I step outside and the chilly air tightens the skin on my bare arms. Summer has ended all too quickly, and some of the leaves on the trees have already started to burn with the colors of fall. Fall colors…. so bright and intense and beautiful. It’s like nature is trying to fill you up with color, to saturate you so you can stockpile it before winter turns everything muted and dreary.
—Siobhan Vivian (b.1979), Same Difference
After the first autumn rains, how inimitable the beauty of days—the fall colors, not yet faded, washed out, in the winter deluge, but dripping, glistening, every crystal drop refracting the hue it trickles over. Running, draining color, brighter before the soil takes back again the positive red and yellow and blue to weave into the misty textures of spring.

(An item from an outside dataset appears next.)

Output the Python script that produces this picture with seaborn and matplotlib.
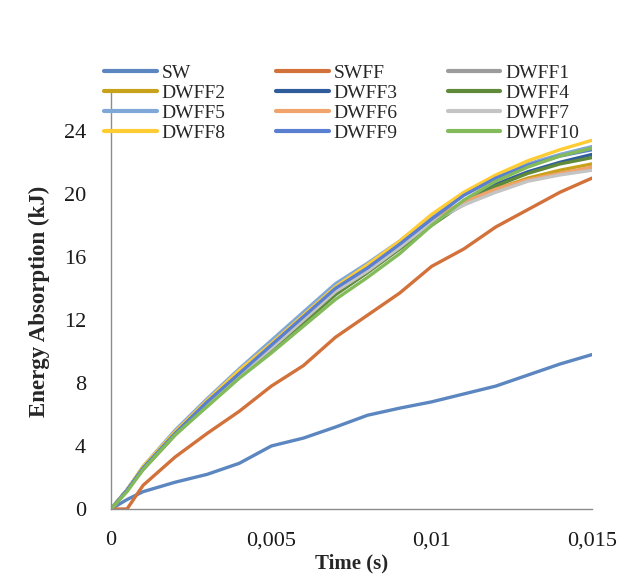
import numpy as np
import pandas as pd
import matplotlib
matplotlib.use("Agg")
import matplotlib.pyplot as plt
import seaborn as sns

time = [0, 0.0005, 0.001, 0.002, 0.003, 0.004, 0.005, 0.006, 0.007, 0.008,
        0.009, 0.010, 0.011, 0.012, 0.013, 0.014, 0.015]

series_names = ["SW", "SWFF", "DWFF1", "DWFF2", "DWFF3", "DWFF4",
                "DWFF5", "DWFF6", "DWFF7", "DWFF8", "DWFF9", "DWFF10"]

SW     = [0, 0.6, 1.1, 1.7, 2.2, 2.9, 4.0, 4.5, 5.2, 5.95, 6.4, 6.8, 7.3, 7.8, 8.5, 9.2, 9.8]
SWFF   = [0, 0.0, 1.5, 3.3, 4.8, 6.2, 7.8, 9.1, 10.9, 12.3, 13.7, 15.4, 16.5, 17.9, 19.0, 20.1, 21.0]
DWFF1  = [0, 1.2, 2.6, 4.8, 6.7, 8.5, 10.2, 12.0, 13.8, 15.1, 16.6, 18.2, 19.3, 20.2, 20.9, 21.3, 21.6]
DWFF2  = [0, 1.2, 2.6, 4.9, 6.8, 8.6, 10.3, 12.1, 13.9, 15.2, 16.7, 18.3, 19.4, 20.3, 21.0, 21.5, 21.9]
DWFF3  = [0, 1.2, 2.6, 4.8, 6.7, 8.5, 10.2, 12.0, 13.8, 15.2, 16.6, 18.1, 19.5, 20.6, 21.4, 22.0, 22.5]
DWFF4  = [0, 1.2, 2.5, 4.7, 6.6, 8.4, 10.1, 11.8, 13.6, 15.0, 16.5, 18.0, 19.4, 20.5, 21.3, 21.9, 22.3]
DWFF5  = [0, 1.2, 2.7, 5.0, 7.0, 8.9, 10.7, 12.5, 14.3, 15.6, 17.0, 18.6, 20.0, 21.0, 21.9, 22.5, 23.0]
DWFF6  = [0, 1.2, 2.6, 4.9, 6.8, 8.6, 10.3, 12.1, 13.9, 15.2, 16.7, 18.4, 19.5, 20.3, 20.9, 21.3, 21.7]
DWFF7  = [0, 1.2, 2.6, 4.8, 6.7, 8.5, 10.2, 12.0, 13.8, 15.1, 16.6, 18.2, 19.3, 20.1, 20.8, 21.2, 21.5]
DWFF8  = [0, 1.2, 2.7, 4.9, 6.9, 8.8, 10.5, 12.3, 14.1, 15.5, 17.0, 18.7, 20.1, 21.2, 22.1, 22.8, 23.4]
DWFF9  = [0, 1.2, 2.6, 4.8, 6.8, 8.6, 10.4, 12.2, 14.0, 15.3, 16.8, 18.4, 19.9, 21.0, 21.8, 22.4, 22.8]
DWFF10 = [0, 1.1, 2.5, 4.7, 6.5, 8.3, 9.9, 11.6, 13.3, 14.7, 16.2, 18.0, 19.6, 20.8, 21.7, 22.4, 22.9]

values = [SW, SWFF, DWFF1, DWFF2, DWFF3, DWFF4, DWFF5, DWFF6, DWFF7, DWFF8, DWFF9, DWFF10]

colors = ["#5b86c0", "#d3713b", "#9c9c9c", "#c9a21c", "#2f5d9c", "#5f8a3a",
          "#7fa8d8", "#f0a36a", "#c4c4c4", "#ffcc33", "#5a7fd0", "#84bb5a"]

xticks = [0, 0.005, 0.01, 0.015]
xtick_labels = ["0", "0,005", "0,01", "0,015"]
yticks = [0, 4, 8, 12, 16, 20, 24]

rows = []
for name, vals in zip(series_names, values):
    for t, v in zip(time, vals):
        rows.append({"Time": t, "Energy": v, "Series": name})
df = pd.DataFrame(rows)

sns.set_style("white")
plt.rcParams["font.family"] = ["Liberation Serif", "DejaVu Serif"]

fig = plt.figure(figsize=(6.41, 5.82), dpi=100)
ax = fig.add_axes([111/641, 1 - 509/582, (592-111)/641, (509-93)/582])

palette = dict(zip(series_names, colors))
sns.lineplot(data=df, x="Time", y="Energy", hue="Series", hue_order=series_names,
             palette=palette, linewidth=2.4, ax=ax, legend=True, sort=False)

handles, labels = ax.get_legend_handles_labels()
ax.get_legend().remove()
for h in handles:
    h.set_linewidth(3)
ncol = 3
nrow = 4
order = [r * ncol + c for c in range(ncol) for r in range(nrow)]
handles = [handles[i] for i in order]
labels = [labels[i] for i in order]
fig.legend(handles, labels, ncol=ncol, frameon=False, loc="upper left",
           bbox_to_anchor=(104/641, 1 - 64/582), fontsize=14,
           handlelength=2.7, handletextpad=0.25, columnspacing=2.6,
           labelspacing=0.13, borderpad=0, borderaxespad=0)

ax.set_xlim(0, 0.015)
ax.set_ylim(0, 26.4)
ax.set_xticks(xticks)
ax.set_xticklabels(xtick_labels)
ax.set_yticks(yticks)

for s in ["top", "right"]:
    ax.spines[s].set_visible(False)
for s in ["left", "bottom"]:
    ax.spines[s].set_color("#8c8c8c")
    ax.spines[s].set_linewidth(1.0)

ax.tick_params(axis="both", direction="out", length=6, width=1, color="#8c8c8c",
               labelsize=16, pad=12, labelcolor="#1a1a1a")
ax.tick_params(axis="x", pad=10)

ax.set_xlabel("Time (s)", fontsize=15, fontweight="bold", labelpad=2)
ax.set_ylabel("Energy Absorption (kJ)", fontsize=16.5, fontweight="bold", labelpad=10)

fig.savefig("out.png", dpi=100, facecolor="white")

The most basic attainment during Zen meditation is an experience of what is sometimes called “no-thought.” Perhaps “mindlessness” is closer to English usage. This gives you some idea of the experience of the silent clarity of mind during the depths of Zen meditation.
When you see an autumn pool with red maple leaves in it, it may seem as though the water is stained red. But if you scoop up the water, you will see that the water is as pure as it ever was. The red or pink of all those colored leaves cannot tint the water, which always remains unstained. Our mind must be the same as that autumn pool with all that stuff in it. It must be kept unstained. This is the natural condition of the mind. If you see a donkey, you think of it, but when the donkey goes away, you think nothing. The mind is awake and perfectly at rest within its own clarity, but there is no object to be thought about. This is no-thought, mindlessness. In Buddhist terms, it is sometimes called “emptiness,” or “empty mind,” but the mind, though empty of thought-objects, is fully awake within itself. Perhaps a better term is “awakened clear spaciousness,” “lively restful silence.” It is an experience of mental spaciousness without any edges, and of perfect clarity and silence of mind without any extraneous objects or sounds occupying any space in the mind. This is the original pure nature of our mind.
–Sokei-an Roshi (Shigetsu Sasaki, 1882-1945)
(My bloggy note): This is one of several passages by Sokei-an Roshi in which he mentions water remaining colorless though appearing tinted by red and gold leaves of autumn fallen in a pond, using this as an analogy, a metaphor, for the inherent nature of mind remaining clear and pure, whether thoughts are present or not. He often located the analogy with an insight-experience he had as a young man while traveling in the mountains of the American West at the beginning of the twentieth century. (See & compare his passage in my earlier blog post.)
Sokei-an, like most of the earliest Zen masters to spend time in America, was a very colorful character. He had studied art in his youth and spent years as a wandering wood sculptor in Japan before coming to California. As a wandering vagabond and occasional farm & ranch worker, he walked throughout the Pacific and Inter-mountain West before settling in Greenwich Village. Only some years after being a central, but quiet, figure (a modern dancer as well as a sculptor and poet) in the Bohemian artist and writer community of the Village did he complete his Zen studies, and begin his career as a recognized roshi or teacher of Zen.